Fittingly, it’s been a wicked two weeks in the October earnings season. I’ve heard or read everything from “it’s the end of the market as we know it” to “it’s the second coming.”
But, like I told you all along the way, this was a time of opportunity. At its low point, the market wiped out all of its gains for a year. Just when things looked their emotional bleakest, investors were jolted back to reality with the lowest unemployment rate in six years and some reassuring commentary from the Fed. So, they began to buy back in. In one week, we’re now back up by nearly 8% (in the S&P).
In other words, just as quickly as it started, “the crisis” is nearly over. Take a look at the following chart. Notice anything about how the market moves in times of crisis? Right, each “crisis” usually takes a month to run its course, pushing the market down 7-10% from it’s high, hits its low point at two weeks in, and normally resolves itself two weeks later. Of course, past performance is no guarantee of future results. But, it’s a nice reference point to the emotional nature of traders and the financial media.
Speaking of which; wonderfully, the day a well known talking head on Yahoo Finance said that the market dip was NOT a buying opportunity and that newbies should beware, was the day the market began to recover.

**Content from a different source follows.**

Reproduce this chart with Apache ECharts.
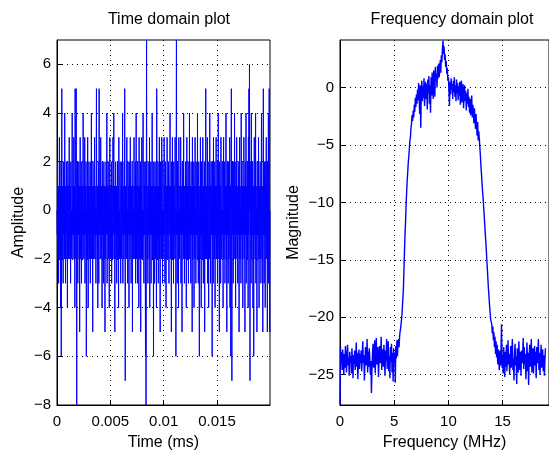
<!DOCTYPE html>
<html>
<head>
<meta charset="utf-8">
<title>Time and frequency domain plot</title>
<script src="https://cdn.jsdelivr.net/npm/echarts@6/dist/echarts.min.js"></script>
<style>
  html, body { margin: 0; padding: 0; background: #fff; }
  #chart { width: 549px; height: 460px; }
</style>
</head>
<body>
<div id="chart"></div>
<script>
// time domain: one sample every 0.000025 ms
var timeStep = 0.000025
var amplitude = [
    0, -1, 2, -2, 1, 0, -3, 1, -1, 3, -2, 0, 1, -1, -4, 2, -6, 0, 5, -1,
    -2, 1, 0, -3, 2, -1, 0, 1, -2, 4, -1, 0, -3, 1, -1, 2, 0, -2, 1, -4,
    0, 2, -1, -2, 1, 0, 3, -1, -2, 0, 1, -3, 2, -1, 0, -2, 1, 4, -1, 0,
    -2, 1, -1, 3, 0, -2, 1, -4, 5, -1, 0, -2, 5, 1, -8, 0, -1, 2, -3, 1,
    0, -1, 2, -2, 1, -5, 0, 3, -1, -2, 1, 0, -3, 2, -1, 0, 1, -2, 4, -1,
    0, -2, 1, -1, 3, -3, 0, 1, -1, 2, -6, 0, -1, 1, -2, 3, 0, -4, 1, -1,
    2, 0, -2, 1, -1, -3, 0, 2, -1, 4, -2, 0, 1, -1, -5, 2, 0, -2, 1, -1,
    0, 3, -2, 1, -1, 0, -3, 2, 5, -1, 0, -2, 1, -4, 0, 2, -1, -3, 5, 0,
    -1, 1, -2, 0, 3, -1, -2, 1, 0, -4, 2, -1, 0, 1, -3, 0, 2, -2, 1, -1,
    -5, 1, 0, -2, 2, -1, 0, 4, -3, 1, -1, 0, 2, -2, -1, 1, -4, 0, 3, -1,
    0, -2, 1, -1, 2, -3, 0, 1, -1, -2, 3, 0, -1, 4, -2, 1, 0, -5, 1, -1,
    2, -2, 0, 1, -3, 0, -1, 2, -2, 1, 0, -4, 3, -1, 0, -2, 1, 2, -1, -3,
    0, 1, -2, 2, -1, 0, 4, -3, 1, -1, 0, -2, 2, -1, 5, 0, -7, 1, -1, 0,
    -2, 1, 3, -1, 0, -3, 2, -1, 0, 1, -4, 2, -1, 0, -2, 3, -1, 1, -3, 0,
    1, -1, 2, -5, 0, 1, -2, 0, -1, 3, -2, 1, 0, -1, 2, -3, 0, 4, -2, 1,
    -1, 0, -3, 2, -1, 1, 0, -4, 3, -2, 1, 0, -1, 2, -5, 1, 0, -2, 3, -1,
    0, -2, 1, 4, -1, 0, -3, 2, -1, 1, 0, -2, -6, 2, -8, 0, 7, -1, 1, -2,
    0, -3, 2, -1, 1, 0, -2, 3, -4, 1, -1, 0, 2, -3, 1, -1, 0, 4, -2, 1,
    -1, 0, -6, 2, -1, 1, -3, 0, 2, -2, 1, -1, 0, -4, 5, 0, -2, 1, -1, 2,
    -3, 0, 1, -1, 3, -2, 0, -5, 2, -1, 1, 0, -2, 3, -1, 0, -3, 2, 1, -1,
    0, -2, 3, -1, 1, -3, 0, 2, -1, -4, 1, 0, -2, 3, -1, 1, -2, 0, 2, -1,
    -3, 1, 0, -1, 4, -2, 0, 1, -1, -5, 2, 0, -1, 3, -2, 1, 0, -3, 2, -1,
    0, 1, -2, 3, -1, 0, -6, 2, 7, -1, 0, -3, 2, -1, 1, 0, -4, 3, -1, 0,
    -2, 1, 0, -1, 3, -3, 1, -1, 0, -5, 2, -1, 0, 1, -2, 4, -1, 0, -3, 1,
    0, -1, 2, -2, 1, -4, 0, 3, -1, 1, -2, 0, 2, -3, 1, -1, 0, 4, -2, 0,
    -1, 1, -3, 2, 0, -1, 1, -5, 3, -2, 0, 1, -1, 2, -4, 0, 1, -2, 3, -1,
    0, -3, 2, -1, 1, 0, -2, 4, -1, 0, -3, 1, 2, -1, -6, 0, 1, -2, 3, -1,
    0, -4, 2, -1, 1, 0, -2, 3, -1, -3, 1, 0, -1, 2, -5, 1, 0, -2, 5, -1,
    0, -2, 1, -1, 3, -3, 0, 2, -1, -4, 1, 0, -2, 4, -1, 1, -3, 0, 2, -1,
    0, 1, -6, 2, -1, 0, -3, 3, -1, 1, -2, 0, 2, -4, 1, -1, 0, 3, -2, 1,
    -1, 0, -3, 2, -1, 4, 0, -2, 1, -5, 2, -1, 0, 1, -3, 3, -1, 0, -2, 1,
    2, -1, 0, -4, 1, 3, -2, 0, -1, 2, -3, 1, 0, -1, 4, -2, 1, -5, 0, 2,
    -1, 1, -3, 0, 2, -2, 1, -1, 3, -4, 0, 1, -6, 2, 5, -1, -7, 0, 2, -1,
    1, -3, 0, 2, -1, -2, 4, 0, -1, 1, -4, 2, -1, 0, 3, -2, 1, -1, -3, 0,
    2, -1, 1, -5, 0, 3, -2, 1, -1, 0, -3, 4, -1, 0, 2, -2, 1, -4, 0, 1,
    -1, 3, -2, 0, 1, -5, 2, -1, 0, 4, -3, 1, -1, 0, 2, -2, 1, -4, 3, -1,
    5, 0, 6, -1, -7, 2, -1, 0, -3, 4, -2, 1, 0, -1, 2, -4, 1, -1, -6, 0,
    3, -1, 1, -2, 0, 4, -3, 1, -1, 0, -5, 2, -1, 1, 0, -2, 3, -1, -4, 1,
    0, -2, 2, -1, 1, -3, 0, 4, -1, -2, 1, 0, -5, 2, 5, -1, 0, -3, 2, -1,
    1, -4, 0, 2, -1, 3, -2, 0, 1, -5, 2, -1, 0, 4, -3, 1, 5, -2, -5, 0
]

// frequency domain: one bin every 0.05 MHz, one row per MHz
var freqStep = 0.05
var magnitude = [
    -27.6, -22.6, -24.1, -23.0, -24.6, -22.8, -23.9, -25.0, -23.2, -24.4, -22.5, -23.7, -24.8, -23.1, -22.4, -24.2, -23.5, -25.1, -23.0, -24.0,
    -23.4, -24.9, -22.7, -23.8, -25.3, -23.3, -24.1, -22.9, -24.6, -23.6, -22.2, -24.3, -23.1, -25.4, -23.8, -22.8, -24.5, -23.2, -24.0, -22.9,
    -24.7, -23.5, -22.1, -24.0, -23.3, -25.5, -23.9, -22.6, -24.2, -23.4, -21.9, -24.8, -23.0, -24.3, -22.7, -23.6, -25.0, -23.8, -26.6, -24.5,
    -23.1, -22.3, -24.4, -23.7, -22.0, -24.9, -23.2, -21.8, -24.1, -23.5, -22.6, -25.2, -23.9, -22.5, -24.0, -23.3, -21.7, -24.6, -23.0, -22.8,
    -24.3, -22.4, -23.6, -25.1, -22.9, -23.8, -21.9, -24.5, -23.2, -22.1, -24.7, -23.4, -25.3, -22.6, -23.9, -22.3, -24.8, -23.1, -25.6, -22.7,
    -24.0, -23.1, -25.7, -22.5, -23.6, -22.0, -23.4, -22.3, -21.9, -22.6, -21.6, -21.2, -20.9, -20.4, -20.0, -19.2, -18.4, -17.5, -15.8, -14.2,
    -12.8, -11.6, -10.2, -9.0, -8.1, -7.3, -6.5, -6.0, -5.3, -4.6, -4.3, -3.5, -3.1, -2.4, -2.9, -2.0, -2.6, -1.5, -2.1, -0.9,
    -1.7, -0.6, -1.4, -0.2, -1.1, 0.4, -0.8, -2.3, 0.2, -3.5, -0.4, 0.6, -1.2, 0.1, -0.9, 0.8, -1.6, -0.3, 0.5, -1.0,
    0.3, -1.9, 0.7, -0.5, 1.0, -1.4, 0.2, -2.2, 0.9, -0.7, 1.3, 0.1, -1.0, 1.5, 0.4, -0.8, 1.8, 0.6, 1.2, 0.0,
    1.9, 0.8, 2.1, 0.9, 1.6, 2.4, 1.3, 2.8, 2.2, 3.4, 4.1, 2.9, 3.6, 2.4, 2.9, 1.8, 2.3, 1.2, 1.7, 0.6,
    0.9, -0.3, -1.6, 0.5, -0.6, 0.8, -0.2, 0.3, -1.0, 0.6, -0.4, 0.9, -0.8, 0.2, -1.2, 0.7, -0.5, 0.4, -1.1, 0.1,
    -0.7, 0.5, -1.5, -0.2, 0.6, -1.3, -0.4, 0.3, -1.8, -0.6, 0.2, -1.2, -0.3, -2.0, -0.5, -1.4, -0.1, -1.7, -0.8, -2.2,
    -1.0, -2.4, -1.3, -0.7, -2.6, -1.5, -2.0, -3.1, -1.8, -2.7, -3.6, -2.3, -3.3, -4.2, -3.0, -4.6, -3.8, -4.4, -5.2, -5.9,
    -6.8, -7.5, -8.3, -9.0, -9.6, -10.4, -11.1, -11.9, -12.7, -13.4, -14.2, -15.1, -15.9, -16.8, -17.6, -18.3, -19.0, -19.6, -20.2, -20.4,
    -20.6, -21.4, -20.8, -22.0, -21.3, -22.6, -21.7, -23.2, -22.1, -23.5, -22.4, -24.1, -22.8, -23.9, -24.6, -22.9, -24.2, -23.1, -20.6, -24.4,
    -23.3, -24.9, -22.6, -23.8, -25.2, -23.0, -24.3, -22.4, -24.7, -23.5, -22.0, -24.1, -23.2, -25.0, -23.7, -22.5, -24.4, -23.0, -21.9, -24.6,
    -23.6, -25.5, -23.1, -22.3, -24.2, -23.4, -25.8, -22.7, -23.9, -24.8, -22.1, -23.5, -24.6, -23.0, -25.1, -22.9, -24.0, -23.3, -21.8, -24.5,
    -22.6, -24.1, -23.2, -25.4, -23.8, -22.2, -24.7, -23.1, -25.9, -23.6, -22.4, -24.3, -23.0, -21.9, -24.8, -23.5, -22.7, -24.9, -23.3, -22.5,
    -24.2, -23.0, -25.3, -22.6, -24.0, -23.4, -21.9, -24.6, -23.1, -25.0, -23.7, -22.4, -24.4, -23.2, -22.8, -24.7, -23.3, -25.1, -23.9, -22.7
]

// tick labels
var timeTicks = [0, 0.005, 0.01, 0.015]
var ampTicks = [-8, -6, -4, -2, 0, 2, 4, 6]
var freqTicks = [0, 5, 10, 15]
var magTicks = [-25, -20, -15, -10, -5, 0]

var font = 'Liberation Sans, Arial, Helvetica, sans-serif'

var timeData = amplitude.map(function (v, i) { return [i * timeStep, v] })
var freqData = magnitude.map(function (v, i) { return [i * freqStep, v] })

function minus(v) {
    return String(v).replace('-', '\u2212')
}

function makeAxis(ticks, min, max, name, gap, isY) {
    return {
        type: 'value',
        min: min,
        max: max,
        name: name,
        nameLocation: 'middle',
        nameGap: gap,
        nameTextStyle: { color: '#000', fontSize: 16, fontFamily: font },
        axisLine: { show: true, onZero: false, lineStyle: { color: '#000', width: 1 } },
        axisTick: { show: true, inside: true, length: 5, customValues: ticks, lineStyle: { color: '#000' } },
        axisLabel: {
            customValues: ticks,
            color: '#000',
            fontSize: 15,
            fontFamily: font,
            margin: isY ? 6 : 9,
            formatter: minus
        },
        splitLine: { show: true, lineStyle: { color: '#000', width: 1, type: [1, 4] } }
    }
}

var option = {
    animation: false,
    backgroundColor: '#fff',
    title: [
        {
            text: 'Time domain plot',
            left: 164,
            top: 7,
            textAlign: 'center',
            textStyle: { color: '#000', fontSize: 16, fontWeight: 'normal', fontFamily: font }
        },
        {
            text: 'Frequency domain plot',
            left: 447,
            top: 7,
            textAlign: 'center',
            textStyle: { color: '#000', fontSize: 16, fontWeight: 'normal', fontFamily: font }
        }
    ],
    grid: [
        { left: 57, top: 40, width: 213, height: 365, show: true, borderColor: '#000', borderWidth: 1 },
        { left: 340, top: 40, width: 215, height: 365, show: true, borderColor: '#000', borderWidth: 1 }
    ],
    xAxis: [
        Object.assign(makeAxis(timeTicks, 0, 0.019975, 'Time (ms)', 30, false), { gridIndex: 0 }),
        Object.assign(makeAxis(freqTicks, 0, 19.28, 'Frequency (MHz)', 30, false), { gridIndex: 1 })
    ],
    yAxis: [
        Object.assign(makeAxis(ampTicks, -8, 7, 'Amplitude', 30, true), { gridIndex: 0 }),
        Object.assign(makeAxis(magTicks, -27.64, 4.14, 'Magnitude', 38, true), { gridIndex: 1 })
    ],
    series: [
        {
            type: 'line',
            xAxisIndex: 0,
            yAxisIndex: 0,
            data: timeData,
            showSymbol: false,
            lineStyle: { color: '#0000ff', width: 1 },
            itemStyle: { color: '#0000ff' }
        },
        {
            type: 'line',
            xAxisIndex: 1,
            yAxisIndex: 1,
            data: freqData,
            showSymbol: false,
            lineStyle: { color: '#0000ff', width: 1.4 },
            itemStyle: { color: '#0000ff' }
        }
    ]
}

var chart = echarts.init(document.getElementById('chart'))
chart.setOption(option)
window.addEventListener('resize', function () { chart.resize() })
</script>
</body>
</html>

HILARIOUS. He couldn’t have been more wrong.
So what have we learned? The market is prone to October fits of volatility during times of social (ebola), political (Russia, Ukraine, Euro Zone), and economic (earnings season) unrest. This is nothing new.
On the other hand, the INSANE level of emotion hitched to even a tiny whiff of Fed action is very dangerous. The Fed has become the Oxycontin of economic policy.
As such, though I added to our holdings at the recent sale prices, we are not by any means “all in.” I prefer to hold a nice cash stake for the next “crisis” buying opportunity.